For obvious reasons, ice storms are capable of wreaking havoc on all of us. Downed trees, power outages, treacherous driving and a host of other problems make them the dread of most. It is no different for me accept that it also brings with it opportunities in photography rarely seen. Seizing those opportunities is an entirely different matter altogether. In most cases, ice formation, particularly on trees and other vegetation is tenuous at best. An increase in the temperature one degree or any light at all from the sun and it is gone….. unless it remains very cold.

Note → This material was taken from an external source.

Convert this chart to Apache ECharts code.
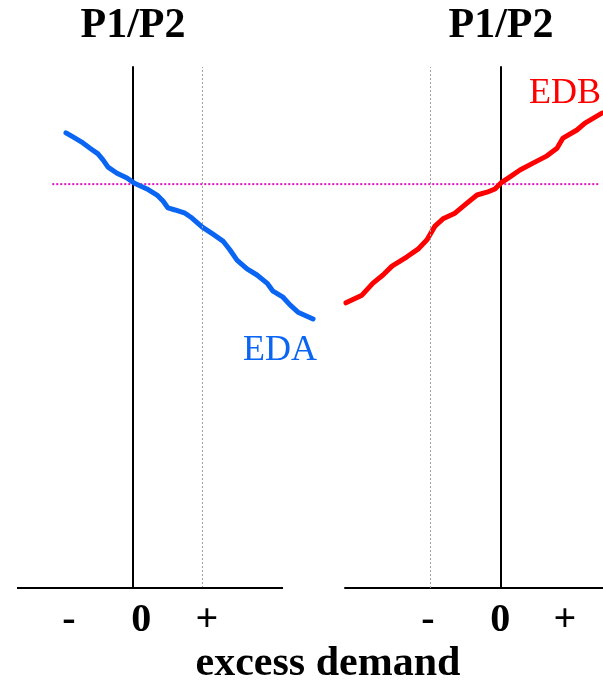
<!DOCTYPE html>
<html><head><meta charset="utf-8">
<script src="https://cdn.jsdelivr.net/npm/echarts@6/dist/echarts.min.js"></script>
<style>html,body{margin:0;padding:0;background:#fff}#c{width:603px;height:686px}</style>
</head><body><div id="c"></div>
<script>
const tickLabels = ['-', '0', '+'];
const leftTickPos = [-0.93, 0.12, 1.07];
const rightTickPos = [-1.03, -0.01, 0.90];
const edaX = [-0.971,-0.870,-0.725,-0.623,-0.507,-0.435,-0.362,-0.232,-0.087,0.014,0.203,0.348,0.435,0.507,0.609,0.754,0.855,1.000,1.159,1.304,1.406,1.507,1.652,1.797,1.942,2.029,2.174,2.275,2.391,2.609];
const edaY = [1.127,1.117,1.102,1.089,1.075,1.060,1.042,1.027,1.015,1.003,0.988,0.973,0.958,0.941,0.936,0.928,0.916,0.894,0.876,0.859,0.837,0.812,0.790,0.775,0.755,0.735,0.720,0.701,0.683,0.666];
const edbX = [-2.183,-1.958,-1.803,-1.662,-1.535,-1.324,-1.169,-1.042,-0.930,-0.817,-0.648,-0.479,-0.338,-0.197,-0.085,0.000,0.127,0.268,0.451,0.648,0.789,0.873,1.070,1.183,1.423];
const edbY = [0.706,0.725,0.755,0.775,0.797,0.820,0.839,0.862,0.896,0.914,0.928,0.953,0.973,0.980,0.988,1.003,1.018,1.035,1.052,1.070,1.089,1.114,1.134,1.151,1.176];
const eqPrice = 1.0;
const eqLineX = [-1.17, 6.77];
const leftAxisExtent = [-1.681, 2.174];
const panelTitle = 'P1/P2';
const xTitle = 'excess demand';

const SERIF = '"Liberation Serif", "Times New Roman", serif';
const BLUE = '#0a66f2';
const RED = '#ff0000';

function zip(xs, ys) { return xs.map((x, i) => [x, ys[i]]); }

function xAxisCfg(gridIndex, min, max, pos, showLine) {
  return {
    type: 'value', gridIndex, min, max,
    axisLine: { show: showLine, onZero: true, lineStyle: { color: '#000', width: 2 } },
    axisTick: { show: false },
    splitLine: { show: false },
    axisLabel: pos ? {
      show: true, customValues: pos, margin: 13,
      formatter: (v) => tickLabels[pos.indexOf(v)],
      fontFamily: SERIF, fontWeight: 'bold', fontSize: 40, color: '#000'
    } : { show: false }
  };
}
function yAxisCfg(gridIndex, withName) {
  return {
    type: 'value', gridIndex, min: 0, max: 1.29,
    name: withName ? panelTitle : '', nameLocation: 'end', nameGap: 20,
    nameTextStyle: { fontFamily: SERIF, fontWeight: 'bold', fontSize: 42, color: '#000', align: 'center' },
    axisLine: { show: withName, onZero: true, lineStyle: { color: '#000', width: 2 } },
    axisTick: { show: false }, axisLabel: { show: false }, splitLine: { show: false }
  };
}
const guideStyle = { color: '#a0a0a0', width: 1, type: [2, 2] };

const chart = echarts.init(document.getElementById('c'), null, { renderer: 'canvas' });
chart.setOption({
  animation: false,
  backgroundColor: '#fff',
  grid: [
    { left: 17, width: 303, top: 67, bottom: 98 },
    { left: 345, right: 0, top: 67, bottom: 98 },
    { left: 17, right: 0, top: 67, bottom: 98 }
  ],
  xAxis: [
    xAxisCfg(0, -1.681, 2.710, leftTickPos, false),
    xAxisCfg(1, -2.197, 1.437, rightTickPos, true),
    xAxisCfg(2, -1.681, 6.812, null, false)
  ],
  yAxis: [yAxisCfg(0, true), yAxisCfg(1, true), yAxisCfg(2, false)],
  series: [
    {
      name: 'eq', type: 'line', xAxisIndex: 2, yAxisIndex: 2, silent: true,
      symbol: 'none', data: eqLineX.map(x => [x, eqPrice]),
      lineStyle: { color: '#e010c0', width: 2, type: [2, 2] }, z: 1
    },
    {
      name: 'EDA', type: 'line', xAxisIndex: 0, yAxisIndex: 0,
      symbol: 'none', data: zip(edaX, edaY),
      lineStyle: { color: BLUE, width: 5, cap: 'round', join: 'round' },
      markLine: {
        silent: true, symbol: 'none', label: { show: false },
        data: [
          { xAxis: 1, lineStyle: guideStyle },
          [{ coord: [leftAxisExtent[0], 0], lineStyle: { color: '#000', width: 2, type: 'solid' } },
           { coord: [leftAxisExtent[1], 0] }]
        ]
      },
      z: 3
    },
    {
      name: 'EDB', type: 'line', xAxisIndex: 1, yAxisIndex: 1,
      symbol: 'none', data: zip(edbX, edbY),
      lineStyle: { color: RED, width: 5, cap: 'round', join: 'round' },
      markLine: {
        silent: true, symbol: 'none', label: { show: false },
        data: [{ xAxis: -1, lineStyle: guideStyle }]
      },
      z: 3
    }
  ],
  graphic: [
    { type: 'text', x: 328, y: 664, style: { text: xTitle, font: 'bold 42px ' + SERIF, fill: '#000', textAlign: 'center', textVerticalAlign: 'middle' } },
    { type: 'text', x: 280, y: 351, style: { text: 'EDA', font: '36px ' + SERIF, fill: BLUE, textAlign: 'center', textVerticalAlign: 'middle' } },
    { type: 'text', x: 565, y: 94, style: { text: 'EDB', font: '36px ' + SERIF, fill: RED, textAlign: 'center', textVerticalAlign: 'middle' } }
  ]
});
</script>
</body></html>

A couple years ago, something occurred in my hometown that I had never witnessed anywhere. We had a tremendous ice storm blow in with an extremely cold artic front. Temperatures plummeted and were single digits or low teens both day and night. I had never encountered this before and visually, it rendered the area a winter wonderland unlike any I can recall. The opportunities to create photographs of the frozen landscape were equally unsurpassed.
One evening, as I searched a ridge top of ice covered trees all back lit by the setting sun, I came across one tree in particular that stood apart from the others. So unusual I thought to be able to photograph an ice covered tree at sunset. So rare and fragile are these events, I doubt such an opportunity will ever present itself again in my lifetime. But on this evening, that is exactly what I did. Placing the sun behind the tree threw the long shadows toward me. The air was crisp and the sound of frozen branches crackling in the wind was all about. The ice glistened throughout and actually refracted into a pink color as it passed through the tree branches. Despite the chill in the air this picture is all about paradoxes. It evokes a great sense of warmth in the midst of an otherwise bitter cold evening.